[Task directions]
Retype the whole listing verbatim and keep the pictures out of it.
─── Raw data ───
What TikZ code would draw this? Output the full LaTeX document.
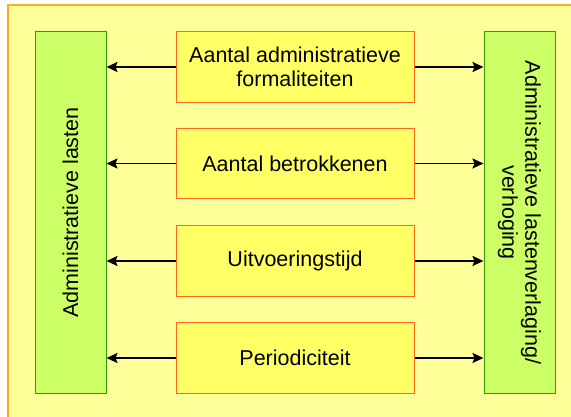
\documentclass[tikz,border=0pt]{standalone}
\usepackage{fontspec}
\setmainfont{Liberation Sans}
\usetikzlibrary{arrows.meta}
\definecolor{bgyellow}{HTML}{FFFF99}
\definecolor{bgborder}{HTML}{FFAA22}
\definecolor{boxyellow}{HTML}{FFFF66}
\definecolor{boxborder}{HTML}{FF6622}
\definecolor{boxgreen}{HTML}{CCFF66}
\definecolor{greenborder}{HTML}{339900}
\begin{document}
\begin{tikzpicture}[x=1pt,y=1pt,
  factor/.style={draw=boxborder, fill=boxyellow, line width=1pt, inner sep=0pt,
    minimum width=238pt, minimum height=70.5pt, align=center,
    font=\fontsize{21.5}{24.5}\selectfont},
  sidebox/.style={draw=greenborder, fill=boxgreen, line width=1pt, inner sep=0pt,
    minimum width=71pt, minimum height=361pt},
  sidetext/.style={align=center, inner sep=0pt, font=\fontsize{21.5}{23}\selectfont},
  arr/.style={line width=1.8pt, -{Stealth[length=11pt,width=10pt,inset=2pt]}}]
\useasboundingbox (0,0) rectangle (571,416);
\draw[draw=bgborder, fill=bgyellow, line width=1.3pt] (8,-10) rectangle (585,411);
\node[sidebox] (L) at (70.5,203.5) {};
\node[sidetext, rotate=90] (Lt) at (L.center) {Administratieve lasten};
\node[sidebox] (R) at (519.5,203.5) {};
\node[sidetext, rotate=-90] (Rt) at (R.center) {Administratieve lastenverlaging/\\verhoging};
\node[factor] (f1) at (295,349) {Aantal administratieve\\formaliteiten};
\node[factor] (f2) at (295,252.5) {Aantal betrokkenen};
\node[factor] (f3) at (295,155) {Uitvoeringstijd};
\node[factor] (f4) at (295,58) {Periodiciteit};
\foreach \f in {f1,f2,f3,f4}{
  \draw[arr] (\f.west) -- (L.east |- \f.west);
  \draw[arr] (\f.east) -- (R.west |- \f.east);
}
\end{tikzpicture}
\end{document}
───
[Answer for the task]
What TikZ code would draw this? Output the full LaTeX document.
\documentclass[tikz,border=0pt]{standalone}
\usepackage{fontspec}
\setmainfont{Liberation Sans}
\usetikzlibrary{arrows.meta}
\definecolor{bgyellow}{HTML}{FFFF99}
\definecolor{bgborder}{HTML}{FFAA22}
\definecolor{boxyellow}{HTML}{FFFF66}
\definecolor{boxborder}{HTML}{FF6622}
\definecolor{boxgreen}{HTML}{CCFF66}
\definecolor{greenborder}{HTML}{339900}
\begin{document}
\begin{tikzpicture}[x=1pt,y=1pt,
  factor/.style={draw=boxborder, fill=boxyellow, line width=1pt, inner sep=0pt,
    minimum width=238pt, minimum height=70.5pt, align=center,
    font=\fontsize{21.5}{24.5}\selectfont},
  sidebox/.style={draw=greenborder, fill=boxgreen, line width=1pt, inner sep=0pt,
    minimum width=71pt, minimum height=361pt},
  sidetext/.style={align=center, inner sep=0pt, font=\fontsize{21.5}{23}\selectfont},
  arr/.style={line width=1.8pt, -{Stealth[length=11pt,width=10pt,inset=2pt]}}]
\useasboundingbox (0,0) rectangle (571,416);
\draw[draw=bgborder, fill=bgyellow, line width=1.3pt] (8,-10) rectangle (585,411);
\node[sidebox] (L) at (70.5,203.5) {};
\node[sidetext, rotate=90] (Lt) at (L.center) {Administratieve lasten};
\node[sidebox] (R) at (519.5,203.5) {};
\node[sidetext, rotate=-90] (Rt) at (R.center) {Administratieve lastenverlaging/\\verhoging};
\node[factor] (f1) at (295,349) {Aantal administratieve\\formaliteiten};
\node[factor] (f2) at (295,252.5) {Aantal betrokkenen};
\node[factor] (f3) at (295,155) {Uitvoeringstijd};
\node[factor] (f4) at (295,58) {Periodiciteit};
\foreach \f in {f1,f2,f3,f4}{
  \draw[arr] (\f.west) -- (L.east |- \f.west);
  \draw[arr] (\f.east) -- (R.west |- \f.east);
}
\end{tikzpicture}
\end{document}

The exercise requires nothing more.